>> Start Source data
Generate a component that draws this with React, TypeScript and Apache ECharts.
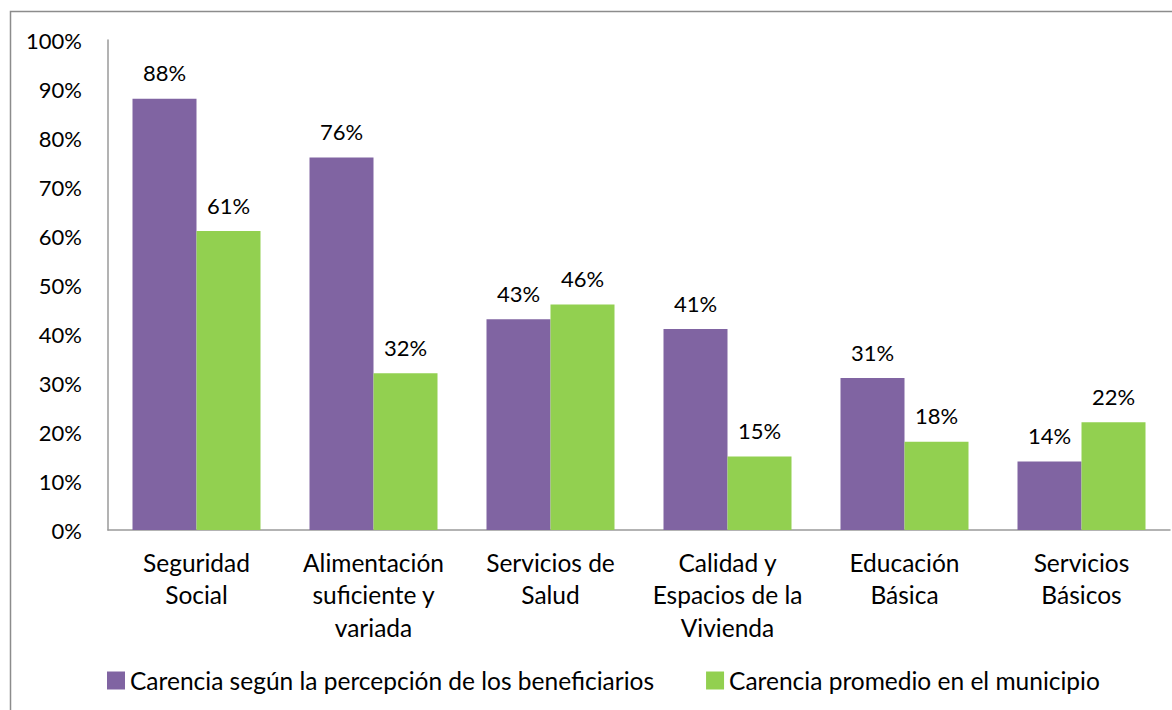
import React, { useEffect, useRef } from "react";
import * as echarts from "echarts";

const categories = [
  "Seguridad\nSocial",
  "Alimentación\nsuficiente y\nvariada",
  "Servicios de\nSalud",
  "Calidad y\nEspacios de la\nVivienda",
  "Educación\nBásica",
  "Servicios\nBásicos",
];
const beneficiarios = [88, 76, 43, 41, 31, 14];
const municipio = [61, 32, 46, 15, 18, 22];
const seriesNames = [
  "Carencia según la percepción de los beneficiarios",
  "Carencia promedio en el municipio",
];

const FONT = "Lato, sans-serif";
const FS_NUM = 22;
const FS_TXT = 24.5;

export default function App() {
  const ref = useRef<HTMLDivElement>(null);
  useEffect(() => {
    if (!ref.current) return;
    const chart = echarts.init(ref.current, null, { renderer: "svg" });
    const label = {
      show: true,
      position: "top",
      distance: 15,
      formatter: "{c}%",
      color: "#000",
      fontSize: FS_NUM,
      fontFamily: FONT,
    };
    chart.setOption({
      animation: false,
      backgroundColor: "#fff",
      graphic: [
        {
          type: "rect",
          shape: { x: 10.5, y: 11.5, width: 1200, height: 760 },
          style: { fill: "none", stroke: "#8c8c8c", lineWidth: 1.5 },
          silent: true,
        },
      ],
      grid: { left: 108, right: 2, top: 40, bottom: 180 },
      legend: {
        bottom: 12,
        left: 102,
        itemWidth: 18,
        itemHeight: 18,
        itemGap: 52,
        icon: "rect",
        textStyle: { fontSize: FS_TXT, fontFamily: FONT, color: "#000" },
        data: seriesNames,
      },
      xAxis: {
        type: "category",
        data: categories,
        axisLine: { lineStyle: { color: "#9a9a9a", width: 1.5 } },
        axisTick: { show: false },
        axisLabel: {
          interval: 0,
          margin: 16,
          fontSize: FS_TXT,
          lineHeight: 32.5,
          fontFamily: FONT,
          color: "#000",
        },
      },
      yAxis: {
        type: "value",
        min: 0,
        max: 100,
        interval: 10,
        axisLine: { show: true, lineStyle: { color: "#9a9a9a", width: 1.5 } },
        axisTick: { show: false },
        splitLine: { show: false },
        axisLabel: {
          formatter: "{value}%",
          fontSize: FS_NUM,
          margin: 26,
          fontFamily: FONT,
          color: "#000",
        },
      },
      series: [
        {
          name: seriesNames[0],
          type: "bar",
          data: beneficiarios,
          barWidth: 64,
          barGap: "0%",
          itemStyle: { color: "#8064A2" },
          label,
        },
        {
          name: seriesNames[1],
          type: "bar",
          data: municipio,
          barWidth: 64,
          barGap: "0%",
          itemStyle: { color: "#92D050" },
          label,
        },
      ],
    });
    return () => chart.dispose();
  }, []);
  return (
    <div
      ref={ref}
      style={{ position: "fixed", left: 0, top: 0, width: 1172, height: 710 }}
    />
  );
}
>> End Source data
* _Direction_: Copy each line of the data above that holds "React".

* _Output_:
Generate a component that draws this with React, TypeScript and Apache ECharts.
import React, { useEffect, useRef } from "react";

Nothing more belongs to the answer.